Questi risultati arriveranno quando la legge di Bilancio sarà stata varata da alcune settimane dal Consiglio dei ministri e sarà al centro del dibattito parlamentare. Ciò non dovrebbe impedire di discutere anche di legge elettorale, nonostante gli interessi personali e le differenze siano tali da far temere l’immobilismo. Non dovrebbe impedirlo non solo perché fino all’ultimo dal Quirinale arriveranno inviti più o meno espliciti per definire almeno un’armonizzazione dei sistemi per la Camera e il Senato, ma anche perché ogni giorno dichiarazioni dell’uno o dell’altro rappresentano dei segnali.
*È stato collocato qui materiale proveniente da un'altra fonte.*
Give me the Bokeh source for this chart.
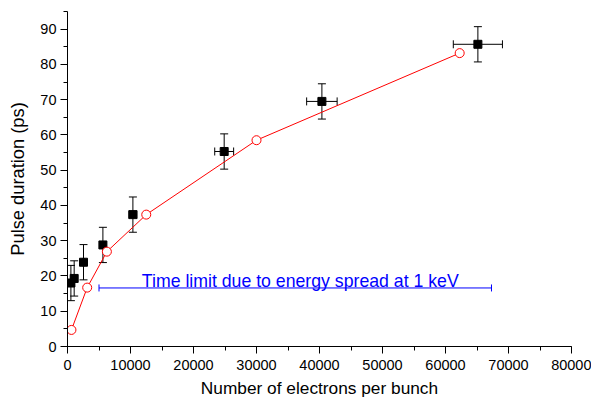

Da ultimo, Renato Schifani (FI) ha nuovamente attaccato Renzi accusato di tenere in ostaggio il Parlamento, ha rilanciato l’appello di Sergio Mattarella per una nuova legge elettorale e ha ribadito la necessità di una modifica che introduca il premio alla coalizione. Difficile che abbia parlato senza il beneplacito di Silvio Berlusconi.

Dunque, le elezioni del 5 novembre non daranno indicazioni chiare solo su chi governerà la Sicilia, ma anche sullo stato di salute dei partiti (innanzitutto dei 5 Stelle) e, forse, sull’opportunità che i leader tornino a discutere di nuovo e davvero della legge elettorale.